In late August, a storm hit southern Estonia, bringing down over 100 trees in Tsooru Park, Võru County. It also devastated forests in the area earmarked for the extension of the Nursipalu training facility and wreaked havoc on several private forests. Even now, some private forest owners are still clearing up the damage caused by the August storm in their areas of forest. The storm, which hit Estonia last weekend also brought down trees deep inside the country's forests, as well as those by roads and close to power lines.
Kadri-Aija Viik, chair of the NGO United Forest Owners (Ühinenud Metsaomanikud), said that at present there is no comprehensive picture of the extent of the damage caused by the storm damage to private forest owners. However, based on feedback received from private forest owners, the damage is significant and a lot of work needs to be done.

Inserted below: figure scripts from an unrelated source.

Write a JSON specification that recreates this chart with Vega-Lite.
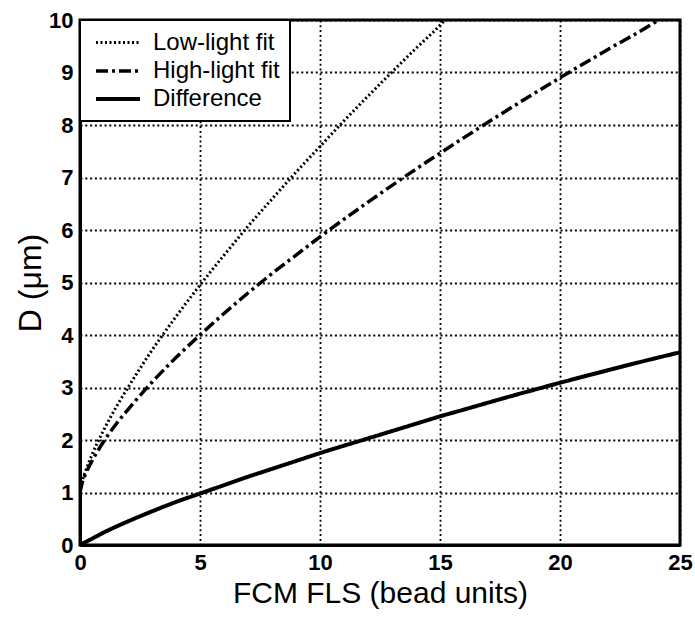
{
  "$schema": "https://vega.github.io/schema/vega-lite/v6.json",
  "autosize": "none",
  "width": 600,
  "height": 525,
  "padding": {"left": 80, "top": 20, "right": 15, "bottom": 76},
  "background": "white",
  "data": {
    "values": [
      {"fls": 0, "d": 1.0, "series": "Low-light fit"},
      {"fls": 0.1, "d": 1.22, "series": "Low-light fit"},
      {"fls": 0.25, "d": 1.43, "series": "Low-light fit"},
      {"fls": 0.5, "d": 1.72, "series": "Low-light fit"},
      {"fls": 1, "d": 2.2, "series": "Low-light fit"},
      {"fls": 1.5, "d": 2.62, "series": "Low-light fit"},
      {"fls": 2, "d": 3.0, "series": "Low-light fit"},
      {"fls": 3, "d": 3.71, "series": "Low-light fit"},
      {"fls": 4, "d": 4.35, "series": "Low-light fit"},
      {"fls": 5, "d": 4.95, "series": "Low-light fit"},
      {"fls": 6, "d": 5.52, "series": "Low-light fit"},
      {"fls": 7, "d": 6.07, "series": "Low-light fit"},
      {"fls": 8, "d": 6.59, "series": "Low-light fit"},
      {"fls": 9, "d": 7.1, "series": "Low-light fit"},
      {"fls": 10, "d": 7.59, "series": "Low-light fit"},
      {"fls": 11, "d": 8.08, "series": "Low-light fit"},
      {"fls": 12, "d": 8.55, "series": "Low-light fit"},
      {"fls": 13, "d": 9.01, "series": "Low-light fit"},
      {"fls": 14, "d": 9.46, "series": "Low-light fit"},
      {"fls": 15, "d": 9.9, "series": "Low-light fit"},
      {"fls": 15.2, "d": 10.0, "series": "Low-light fit"},

      {"fls": 0, "d": 1.0, "series": "High-light fit"},
      {"fls": 0.1, "d": 1.2, "series": "High-light fit"},
      {"fls": 0.25, "d": 1.37, "series": "High-light fit"},
      {"fls": 0.5, "d": 1.6, "series": "High-light fit"},
      {"fls": 1, "d": 1.98, "series": "High-light fit"},
      {"fls": 1.5, "d": 2.3, "series": "High-light fit"},
      {"fls": 2, "d": 2.58, "series": "High-light fit"},
      {"fls": 3, "d": 3.1, "series": "High-light fit"},
      {"fls": 4, "d": 3.57, "series": "High-light fit"},
      {"fls": 5, "d": 4.0, "series": "High-light fit"},
      {"fls": 6, "d": 4.41, "series": "High-light fit"},
      {"fls": 7, "d": 4.8, "series": "High-light fit"},
      {"fls": 8, "d": 5.17, "series": "High-light fit"},
      {"fls": 9, "d": 5.52, "series": "High-light fit"},
      {"fls": 10, "d": 5.87, "series": "High-light fit"},
      {"fls": 12, "d": 6.53, "series": "High-light fit"},
      {"fls": 14, "d": 7.16, "series": "High-light fit"},
      {"fls": 16, "d": 7.76, "series": "High-light fit"},
      {"fls": 18, "d": 8.34, "series": "High-light fit"},
      {"fls": 20, "d": 8.9, "series": "High-light fit"},
      {"fls": 22, "d": 9.44, "series": "High-light fit"},
      {"fls": 24, "d": 9.97, "series": "High-light fit"},
      {"fls": 24.1, "d": 10.0, "series": "High-light fit"},

      {"fls": 0, "d": 0, "series": "Difference"},
      {"fls": 0.5, "d": 0.12, "series": "Difference"},
      {"fls": 1, "d": 0.24, "series": "Difference"},
      {"fls": 2, "d": 0.45, "series": "Difference"},
      {"fls": 3, "d": 0.64, "series": "Difference"},
      {"fls": 4, "d": 0.82, "series": "Difference"},
      {"fls": 5, "d": 0.98, "series": "Difference"},
      {"fls": 6, "d": 1.14, "series": "Difference"},
      {"fls": 7, "d": 1.3, "series": "Difference"},
      {"fls": 8, "d": 1.45, "series": "Difference"},
      {"fls": 9, "d": 1.6, "series": "Difference"},
      {"fls": 10, "d": 1.75, "series": "Difference"},
      {"fls": 12, "d": 2.03, "series": "Difference"},
      {"fls": 14, "d": 2.31, "series": "Difference"},
      {"fls": 15, "d": 2.45, "series": "Difference"},
      {"fls": 16, "d": 2.58, "series": "Difference"},
      {"fls": 18, "d": 2.84, "series": "Difference"},
      {"fls": 20, "d": 3.09, "series": "Difference"},
      {"fls": 22, "d": 3.33, "series": "Difference"},
      {"fls": 24, "d": 3.56, "series": "Difference"},
      {"fls": 25, "d": 3.67, "series": "Difference"}
    ]
  },
  "mark": {"type": "line", "interpolate": "monotone", "color": "black", "clip": true},
  "encoding": {
    "x": {
      "field": "fls",
      "type": "quantitative",
      "scale": {"domain": [0, 25], "nice": false},
      "axis": {
        "values": [0, 5, 10, 15, 20, 25],
        "title": "FCM FLS (bead units)",
        "titleFontSize": 30,
        "titleBaseline": "alphabetic",
        "titleY": 57
      }
    },
    "y": {
      "field": "d",
      "type": "quantitative",
      "scale": {"domain": [0, 10], "nice": false},
      "axis": {
        "values": [0, 1, 2, 3, 4, 5, 6, 7, 8, 9, 10],
        "title": "D (μm)",
        "titleAngle": -90,
        "titleAlign": "center",
        "titleBaseline": "alphabetic",
        "titleX": -40,
        "titleY": 262.5
      }
    },
    "strokeDash": {
      "field": "series",
      "type": "nominal",
      "scale": {
        "domain": ["Low-light fit", "High-light fit", "Difference"],
        "range": [[2, 2.5], [12, 4, 3, 4], [1, 0]]
      },
      "legend": {"title": null, "labelExpr": "datum.label + '\u00a0\u00a0\u00a0\u00a0\u00a0'"}
    },
    "strokeWidth": {
      "field": "series",
      "type": "nominal",
      "scale": {
        "domain": ["Low-light fit", "High-light fit", "Difference"],
        "range": [3, 4, 4.5]
      },
      "legend": {"title": null, "labelExpr": "datum.label + '\u00a0\u00a0\u00a0\u00a0\u00a0'"}
    }
  },
  "config": {
    "view": {"stroke": "black", "strokeWidth": 3},
    "axis": {
      "domainColor": "black",
      "domainWidth": 3,
      "grid": true,
      "gridColor": "black",
      "gridOpacity": 1,
      "gridWidth": 1.8,
      "gridDash": [2, 2.8],
      "ticks": false,
      "labelFont": "Liberation Sans",
      "labelFontWeight": "bold",
      "labelFontSize": 22,
      "labelColor": "black",
      "titleFont": "Liberation Sans",
      "titleFontWeight": "normal",
      "titleFontSize": 32,
      "titleColor": "black"
    },
    "axisX": {"labelPadding": 7, "labelFlush": false},
    "axisY": {"labelPadding": 7, "labelFlush": false},
    "legend": {
      "orient": "top-left",
      "offset": 0,
      "strokeColor": "black",
      "strokeWidth": 2,
      "fillColor": "white",
      "padding": 10,
      "symbolType": "M-2,0H2",
      "symbolSize": 484,
      "symbolStrokeColor": "black",
      "symbolOffset": 15,
      "labelFont": "Liberation Sans",
      "labelFontSize": 24,
      "labelColor": "black",
      "labelOffset": 22,
      "rowPadding": 3,
      "labelLimit": 400
    }
  }
}
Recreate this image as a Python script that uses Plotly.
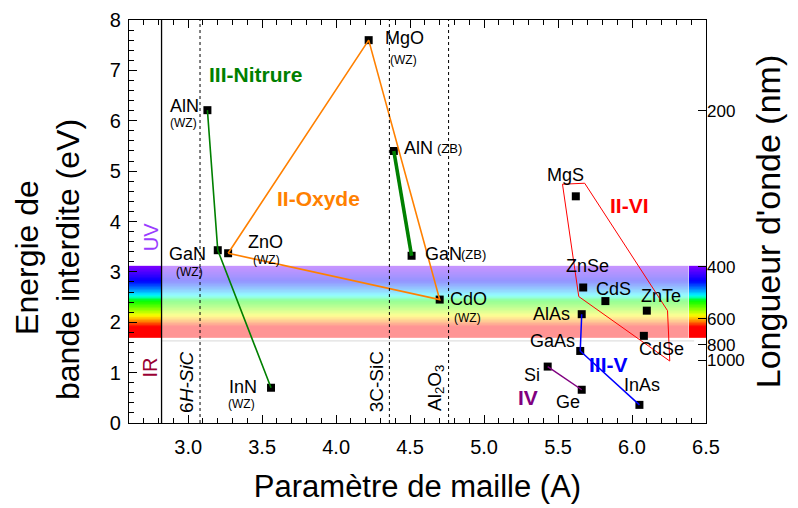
import numpy as np
import plotly.graph_objects as go

# ---------------- data ----------------
materials = ['AlN (WZ)', 'GaN (WZ)', 'InN (WZ)', 'AlN (ZB)', 'GaN (ZB)', 'MgO', 'ZnO', 'CdO',
             'MgS', 'ZnSe', 'CdS', 'ZnTe', 'CdSe', 'AlAs', 'GaAs', 'InAs', 'Si', 'Ge']
lattice = [3.13, 3.20, 3.56, 4.39, 4.51, 4.22, 3.27, 4.70,
           5.62, 5.67, 5.82, 6.10, 6.08, 5.66, 5.65, 6.05, 5.43, 5.66]
gap = [6.21, 3.43, 0.70, 5.40, 3.32, 7.60, 3.37, 2.45,
       4.50, 2.69, 2.42, 2.23, 1.73, 2.16, 1.43, 0.36, 1.12, 0.66]

nitride_wz = ['AlN (WZ)', 'GaN (WZ)', 'InN (WZ)']
nitride_zb = ['AlN (ZB)', 'GaN (ZB)']
oxide_loop = ['ZnO', 'MgO', 'CdO', 'ZnO']
iii_v = ['AlAs', 'GaAs', 'InAs']
group_iv = ['Si', 'Ge']

# II-VI envelope polygon
iivi_env_a = [5.53, 5.68, 6.24, 6.255, 5.64, 5.53]
iivi_env_E = [4.74, 4.76, 2.23, 1.23, 2.51, 4.74]

# substrates (lattice parameter, A)
substrates = ['6<i>H-SiC</i>', '3C-SiC', 'Al<sub>2</sub>O<sub>3</sub>']
substrate_a = [3.08, 4.36, 4.76]

# visible spectrum band (eV)
visible_E = [1.70, 3.12]
wl_ticks = [200, 400, 600, 800, 1000]
hc = 1240.0

idx = {m: i for i, m in enumerate(materials)}
def pts(names):
    return [lattice[idx[n]] for n in names], [gap[idx[n]] for n in names]

# ---------------- colours ----------------
def wl_rgb(wl):
    stops = [(380, (128, 0, 255)), (397, (128, 0, 255)), (440, (0, 0, 255)), (490, (0, 255, 255)),
             (510, (0, 255, 0)), (580, (255, 255, 0)), (645, (255, 0, 0)), (780, (255, 0, 0))]
    for (w0, c0), (w1, c1) in zip(stops[:-1], stops[1:]):
        if w0 <= wl <= w1:
            t = (wl - w0) / (w1 - w0) if w1 > w0 else 0
            return tuple(int(round(c0[k] + t * (c1[k] - c0[k]))) for k in range(3))
    return stops[-1][1]

FONT = 'Liberation Sans, Arial, sans-serif'
fig = go.Figure()

# spectrum band as heatmaps (bricks)
N = 120
Eedges = np.linspace(visible_E[0], visible_E[1], N + 1)
Ecent = 0.5 * (Eedges[:-1] + Eedges[1:])
ts = np.linspace(0, 1, 41)
cscale = []
for t in ts:
    E = visible_E[0] + t * (visible_E[1] - visible_E[0])
    r, g, b = wl_rgb(hc / E)
    cscale.append([float(t), f'rgb({r},{g},{b})'])
z = [[float(e)] for e in Ecent]
x_left, x_vline, x_right0, x_max = 2.6, 2.82, 6.385, 6.5
for xs, op in [([x_left, x_vline], 1.0), ([x_vline, x_right0], 0.42), ([x_right0, x_max], 1.0)]:
    fig.add_trace(go.Heatmap(x=xs, y=list(Eedges), z=z, colorscale=cscale, zmin=visible_E[0],
                             zmax=visible_E[1], showscale=False, opacity=op, hoverinfo='skip'))

# markers
fig.add_trace(go.Scatter(x=lattice, y=gap, mode='markers',
                         marker=dict(symbol='square', size=8, color='black'), hoverinfo='skip'))

# group lines
def line(names, color, width):
    x, y = pts(names)
    fig.add_trace(go.Scatter(x=x, y=y, mode='lines', line=dict(color=color, width=width), hoverinfo='skip'))

line(nitride_wz, '#008000', 1.6)
line(nitride_zb, '#008000', 3.6)
line(oxide_loop, '#ff8000', 1.6)
line(iii_v, '#0000ff', 1.5)
line(group_iv, '#800080', 1.5)
fig.add_trace(go.Scatter(x=iivi_env_a, y=iivi_env_E, mode='lines',
                         line=dict(color='#ff0000', width=1), hoverinfo='skip'))

# invisible trace for the wavelength axis
fig.add_trace(go.Scatter(x=[x_left], y=[0], yaxis='y2', mode='markers',
                         marker=dict(opacity=0), hoverinfo='skip'))

shapes = []
shapes.append(dict(type='line', xref='x', yref='y', x0=x_vline, x1=x_vline, y0=0, y1=8,
                   line=dict(color='black', width=1.3)))
for a in substrate_a:
    shapes.append(dict(type='line', xref='x', yref='y', x0=a, x1=a, y0=0, y1=8,
                       line=dict(color='black', width=1, dash='dot')))
shapes.append(dict(type='line', xref='x', yref='y', x0=x_vline, x1=6.42, y0=1.63, y1=1.63,
                   line=dict(color='#e0e0e0', width=1.2), layer='below'))

ann = []
def lab(name, text, dx, dy, size=18, color='black'):
    i = idx[name]
    ann.append(dict(x=lattice[i], y=gap[i], xref='x', yref='y', text=text, showarrow=False,
                    xshift=dx, yshift=dy, font=dict(size=size, color=color, family=FONT)))

lab('MgO', 'MgO', 36, 2); lab('MgO', '(WZ)', 35, -20, 12)
lab('AlN (WZ)', 'AlN', -23, 4); lab('AlN (WZ)', '(WZ)', -24, -13, 12)
lab('AlN (ZB)', 'AlN', 25, 3); lab('AlN (ZB)', '(ZB)', 56, 2, 13)
lab('GaN (WZ)', 'GaN', -30, -4); lab('GaN (WZ)', '(WZ)', -28, -22, 12)
lab('ZnO', 'ZnO', 37, 11); lab('ZnO', '(WZ)', 38, -7, 12)
lab('GaN (ZB)', 'GaN', 32, 2); lab('GaN (ZB)', '(ZB)', 62, 1, 13)
lab('CdO', 'CdO', 29, 1); lab('CdO', '(WZ)', 28, -18, 12)
lab('InN (WZ)', 'InN', -28, 1); lab('InN (WZ)', '(WZ)', -30, -16, 12)
lab('MgS', 'MgS', -10, 21)
lab('ZnSe', 'ZnSe', 4, 21)
lab('CdS', 'CdS', 8, 12)
lab('ZnTe', 'ZnTe', 14, 15)
lab('AlAs', 'AlAs', -30, 0)
lab('CdSe', 'CdSe', 18, -13)
lab('GaAs', 'GaAs', -28, 10)
lab('Si', 'Si', -16, -8)
lab('Ge', 'Ge', -14, -12)
lab('InAs', 'InAs', 3, 20)

def free(x, y, text, size, color, bold=False, angle=0):
    ann.append(dict(x=x, y=y, xref='x', yref='y', text=f'<b>{text}</b>' if bold else text,
                    showarrow=False, textangle=angle,
                    font=dict(size=size, color=color, family=FONT)))

free(3.457, 6.925, 'III-Nitrure', 21, '#008000', True)
free(3.88, 4.46, 'II-Oxyde', 21, '#ff8000', True)
free(5.98, 4.31, 'II-VI', 21, '#ff0000', True)
free(5.84, 1.17, 'III-V', 21, '#0000ff', True)
free(5.30, 0.50, 'IV', 21, '#800080', True)
free(2.75, 3.69, 'UV', 20, '#9a3cff', False, -90)
free(2.745, 1.11, 'IR', 20, '#990033', False, -90)
for s, a, yy in zip(substrates, substrate_a, [0.81, 0.81, 0.70]):
    free(a - 0.09, yy, s, 19, 'black', False, -90)

# left axis title (two lines, placed like the reference)
for txt, xp, yp in [('Energie de', -0.1768, 0.412), ('bande interdite (eV)', -0.1057, 0.4045)]:
    ann.append(dict(x=xp, y=yp, xref='paper', yref='paper', text=txt, showarrow=False,
                    textangle=-90, xanchor='center', yanchor='middle',
                    font=dict(size=32, color='black', family=FONT)))

axis_common = dict(showgrid=False, zeroline=False, showline=True, linecolor='black', linewidth=1.3,
                   ticks='inside', tickcolor='black', tickwidth=1.3, ticklen=8, automargin=False,
                   tickfont=dict(size=20, family=FONT, color='black'))

fig.update_layout(
    width=790, height=500, margin=dict(l=121, r=92, t=12, b=85, autoexpand=False),
    paper_bgcolor='white', plot_bgcolor='white', showlegend=False, hovermode=False,
    font=dict(family=FONT, color='black'),
    xaxis=dict(range=[x_left, x_max], tick0=3.0, dtick=0.5, tickformat='.1f', mirror='ticks',
               ticklabelstandoff=6,
               minor=dict(ticks='inside', dtick=0.1, ticklen=4.5, tickcolor='black', tickwidth=1.2),
               title=dict(text='Paramètre de maille (A)', font=dict(size=31, family=FONT), standoff=18),
               **axis_common),
    yaxis=dict(range=[0, 8], dtick=1, mirror=True, ticklabelstandoff=3,
               minor=dict(ticks='inside', dtick=0.2, ticklen=4.5, tickcolor='black', tickwidth=1.2),
               **axis_common),
    yaxis2=dict(overlaying='y', side='right', range=[0, 8], showgrid=False, zeroline=False, showline=False,
                tickvals=[hc / w for w in wl_ticks], ticktext=[str(w) for w in wl_ticks], automargin=False,
                ticks='inside', tickcolor='black', tickwidth=1.3, ticklen=8,
                tickfont=dict(size=17, family=FONT, color='black'),
                title=dict(text="Longueur d'onde (nm)", font=dict(size=34, family=FONT), standoff=12)),
    shapes=shapes, annotations=ann,
)

fig.write_html('out.html')
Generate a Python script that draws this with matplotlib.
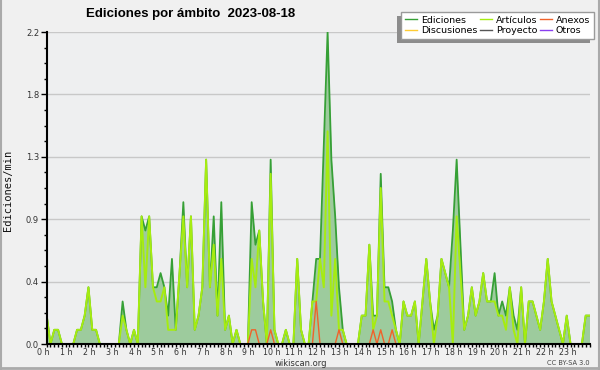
import matplotlib
matplotlib.use('Agg')
import matplotlib.pyplot as plt
import matplotlib.transforms as mtransforms
from matplotlib.lines import Line2D
from matplotlib.patches import Rectangle
import numpy as np

title = "Ediciones por ámbito  2023-08-18"
hour_labels = [f"{h} h" for h in range(24)]
ytick_values = [0.0, 0.44, 0.88, 1.32, 1.76, 2.2]
ytick_labels = ["0.0", "0.4", "0.9", "1.3", "1.8", "2.2"]
series_names = ["Ediciones", "Discusiones", "Artículos", "Proyecto", "Anexos", "Otros"]

# edits per minute, 10-minute bins (144 per day)
ediciones = [
    0.2, 0, 0.1, 0.1, 0, 0, 0, 0, 0.1, 0.1,
    0.2, 0.4, 0.1, 0.1, 0, 0, 0, 0, 0, 0,
    0.3, 0.1, 0, 0.1, 0, 0.9, 0.8, 0.9, 0.4, 0.4,
    0.5, 0.4, 0.2, 0.6, 0.1, 0.5, 1.0, 0.4, 0.9, 0.1,
    0.2, 0.4, 1.3, 0.4, 0.9, 0.2, 1.0, 0.1, 0.2, 0,
    0.1, 0, 0, 0, 1.0, 0.7, 0.8, 0.3, 0, 1.3,
    0.1, 0, 0, 0.1, 0, 0, 0.6, 0.1, 0, 0,
    0.3, 0.6, 0.6, 1.4, 2.2, 1.3, 0.9, 0.4, 0.1, 0,
    0, 0, 0, 0.2, 0.2, 0.7, 0.2, 0.2, 1.2, 0.4,
    0.4, 0.3, 0.1, 0, 0.3, 0.2, 0.2, 0.3, 0, 0.3,
    0.6, 0.3, 0.1, 0.2, 0.6, 0.5, 0.4, 0.8, 1.3, 0.7,
    0.1, 0.2, 0.4, 0.2, 0.3, 0.5, 0.3, 0.3, 0.5, 0.2,
    0.3, 0.2, 0.4, 0.2, 0.1, 0.4, 0, 0.3, 0.3, 0.2,
    0.1, 0.3, 0.6, 0.3, 0.2, 0.1, 0, 0.2, 0, 0,
    0, 0, 0.2, 0.2,
]
articulos = [
    0.2, 0, 0.1, 0.1, 0, 0, 0, 0, 0.1, 0.1,
    0.2, 0.4, 0.1, 0.1, 0, 0, 0, 0, 0, 0,
    0.2, 0.1, 0, 0.1, 0, 0.9, 0.4, 0.9, 0.4, 0.3,
    0.3, 0.4, 0.1, 0.1, 0.1, 0.5, 0.9, 0.4, 0.9, 0.1,
    0.2, 0.4, 1.3, 0.4, 0.7, 0.2, 0.6, 0.1, 0.2, 0,
    0.1, 0, 0, 0, 0.6, 0.4, 0.8, 0.3, 0, 1.2,
    0.1, 0, 0, 0.1, 0, 0, 0.6, 0.1, 0, 0,
    0.3, 0.3, 0.6, 0.4, 1.5, 0.2, 0.6, 0.1, 0.1, 0,
    0, 0, 0, 0.2, 0.2, 0.7, 0.1, 0.2, 1.1, 0.3,
    0.3, 0.2, 0.1, 0, 0.3, 0.2, 0.2, 0.3, 0, 0.3,
    0.6, 0.3, 0, 0.2, 0.6, 0.5, 0.4, 0, 0.9, 0.5,
    0.1, 0.2, 0.4, 0.2, 0.3, 0.5, 0.3, 0.3, 0.3, 0.2,
    0.2, 0.1, 0.4, 0.1, 0, 0.4, 0, 0.3, 0.3, 0.2,
    0.1, 0.3, 0.6, 0.3, 0.2, 0.1, 0, 0.2, 0, 0,
    0, 0, 0.2, 0.2,
]
anexos = [
    0, 0, 0, 0, 0, 0, 0, 0, 0, 0,
    0, 0, 0, 0, 0, 0, 0, 0, 0, 0,
    0, 0, 0, 0, 0, 0, 0, 0, 0, 0,
    0, 0, 0, 0, 0, 0, 0, 0, 0, 0,
    0, 0, 0, 0, 0, 0, 0, 0, 0, 0,
    0, 0, 0, 0, 0.1, 0.1, 0, 0, 0, 0.1,
    0, 0, 0, 0, 0, 0, 0, 0, 0, 0,
    0, 0.3, 0, 0, 0, 0, 0, 0.1, 0, 0,
    0, 0, 0, 0, 0, 0, 0.1, 0, 0.1, 0,
    0, 0.1, 0, 0, 0, 0, 0, 0, 0, 0,
    0, 0, 0, 0, 0, 0, 0, 0, 0, 0,
    0, 0, 0, 0, 0, 0, 0, 0, 0, 0,
    0, 0, 0, 0, 0, 0, 0, 0, 0, 0,
    0, 0, 0, 0, 0, 0, 0, 0, 0, 0,
    0, 0, 0, 0,
]

colors = {
    "Ediciones": "#36a036",
    "Discusiones": "#ffcc33",
    "Artículos": "#a6ec10",
    "Proyecto": "#555555",
    "Anexos": "#f0622a",
    "Otros": "#8a3ff0",
}
fill_color = "#9dcb9d"

W, H = 600, 370
fig = plt.figure(figsize=(6, 3.7), dpi=100, facecolor="#f0f0f0")
L, R, T, B = 46.7, 589.5, 32, 344
ax = fig.add_axes([L / W, 1 - B / H, (R - L) / W, (B - T) / H])
ax.set_facecolor("#eeeff0")

x = np.arange(len(ediciones))
ax.fill_between(x, ediciones, 0, color=fill_color, lw=0, zorder=1)
ax.plot(x, ediciones, color=colors["Ediciones"], lw=1.3, zorder=3)
ax.plot(x, articulos, color=colors["Artículos"], lw=1.4, zorder=4)
ax.plot(x, anexos, color=colors["Anexos"], lw=1.0, zorder=5)

ax.set_xlim(0, len(ediciones) - 1)
ax.set_ylim(0, 2.2)

ax.set_yticks(ytick_values)
ax.set_yticklabels(ytick_labels)
ax.set_yticks(np.arange(0, 2.21, 0.11), minor=True)
ax.set_xticks(np.arange(0, 144, 6))
ax.set_xticklabels(hour_labels)
ax.set_xticks(np.arange(0, 144, 1), minor=True)

ax.grid(axis="y", which="major", color="#c8c8c8", lw=1.0, zorder=0)
ax.set_axisbelow(True)
for s in ["top", "right"]:
    ax.spines[s].set_visible(False)
for s in ["left", "bottom"]:
    ax.spines[s].set_linewidth(1.5)
    ax.spines[s].set_color("black")
    ax.spines[s].set_zorder(6)

ax.tick_params(axis="y", which="major", length=4.5, width=1, pad=1, labelsize=6, labelcolor="#333333")
ax.tick_params(axis="y", which="minor", length=2.2, width=1)
ax.tick_params(axis="x", which="major", length=2.5, width=1, pad=0.2, labelsize=5.7, labelcolor="#333333")
ax.tick_params(axis="x", which="minor", length=2.5, width=1)

offset = mtransforms.ScaledTranslation(-0.03, 0, fig.dpi_scale_trans)
for lab in ax.get_xticklabels():
    lab.set_transform(lab.get_transform() + offset)

fig.text(86 / W, 1 - 13.5 / H, title, fontsize=9.5, fontweight="bold", family="Liberation Sans",
         ha="left", va="center", color="black")
fig.text(8 / W, 1 - 190 / H, "Ediciones/min", rotation=90, family="DejaVu Sans Mono",
         fontsize=7.5, ha="center", va="center", color="#111111")
fig.text(301 / W, 1 - 363 / H, "wikiscan.org", fontsize=6, ha="center", va="center", color="#333333")
fig.text(590 / W, 1 - 363 / H, "CC BY-SA 3.0", fontsize=4.8, ha="right", va="center", color="#444444")

handles = [Line2D([], [], color=colors[n], lw=1.0) for n in series_names]
leg = fig.legend(handles, series_names, ncol=3, loc="upper right",
                 bbox_to_anchor=(594 / W, 1 - 12 / H), fontsize=6.8, frameon=True,
                 fancybox=False, edgecolor="#9a9a9a", facecolor="white", framealpha=1,
                 handlelength=1.3, handletextpad=0.4, columnspacing=0.25,
                 labelspacing=0.12, borderpad=0.4, borderaxespad=0)
leg.get_frame().set_linewidth(1.0)
leg.set_zorder(10)

# drop shadow of the legend (offset left and down)
fig.canvas.draw()
bb = leg.get_window_extent()
shadow = Rectangle((bb.x0 - 4, bb.y0 - 4), bb.width, bb.height,
                   transform=mtransforms.IdentityTransform(),
                   facecolor="#8c8c8c", edgecolor="none", zorder=9)
fig.add_artist(shadow)

# figure border (left, bottom, right)
fig.add_artist(Line2D([0.5 / W, 0.5 / W], [0, 1], color="#aaaaaa", lw=1.5, transform=fig.transFigure))
fig.add_artist(Line2D([0, 1], [2.5 / H, 2.5 / H], color="#aaaaaa", lw=2, transform=fig.transFigure))
fig.add_artist(Line2D([1 - 1.5 / W, 1 - 1.5 / W], [0, 1], color="#aaaaaa", lw=1.5, transform=fig.transFigure))

fig.savefig("out.png", dpi=100, facecolor=fig.get_facecolor())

"First of all, storm damage repairs are much more expensive for private forest owners than the regular forest management authorities. This type of storm damage usually requires the felling of dangerous trees or something of that ilk. Usually, they are also in places that are quite difficult to access and their volume is small, so, economically, it is inefficient," said Viik.
According to Martin Arula, CEO of AS Toftan, a company that buys timber, mainly in southeastern Estonia and eastern Latvia, from the industry's perspective, it seems that forest owners are currently postponing regular felling in undamaged forests, as their machinery is occupied with clearing the storm damage. Arula added, that if the storm debris is cleared professionally, then the timber can be used for more than simply firewood or pulp.
"If this storm debris has been handled in a professional way, then most of that wood is likely to be good quality," Arula explained.
Ivar Sibul, associate professor of dendrology and forest entomology at the Estonian University of Life Sciences (Maaülikool), said that the sooner the storm damage in the forest is dealt with, the better, as damaged wood is attractive to a variety of different insects.
"The fallen or broken trees that are left in the forest will quickly be colonized by various insects in spring. If we are talking about spruces, the owner should continue monitoring the situation in spring and summer the following year," Sibul said, adding that it could lead to issues further down the line.
According to Viig, timber prices have recently fallen slightly again, though this cannot be directly linked to the storm damage. Arula said that forest owners' timber supplies have also increased over the past three weeks, but to account for the drop in timber costs, other factors, such as the low demand for timber on the world market, need to be considered instead.
"There have been these kinds of reasons behind the lowering of timber prices before. However, as there is a shortage of timber on the market, efforts are being made to pay for the last of it. But, the reason for the price drop, once again, has not been to take advantage of this storm situation," Arula said.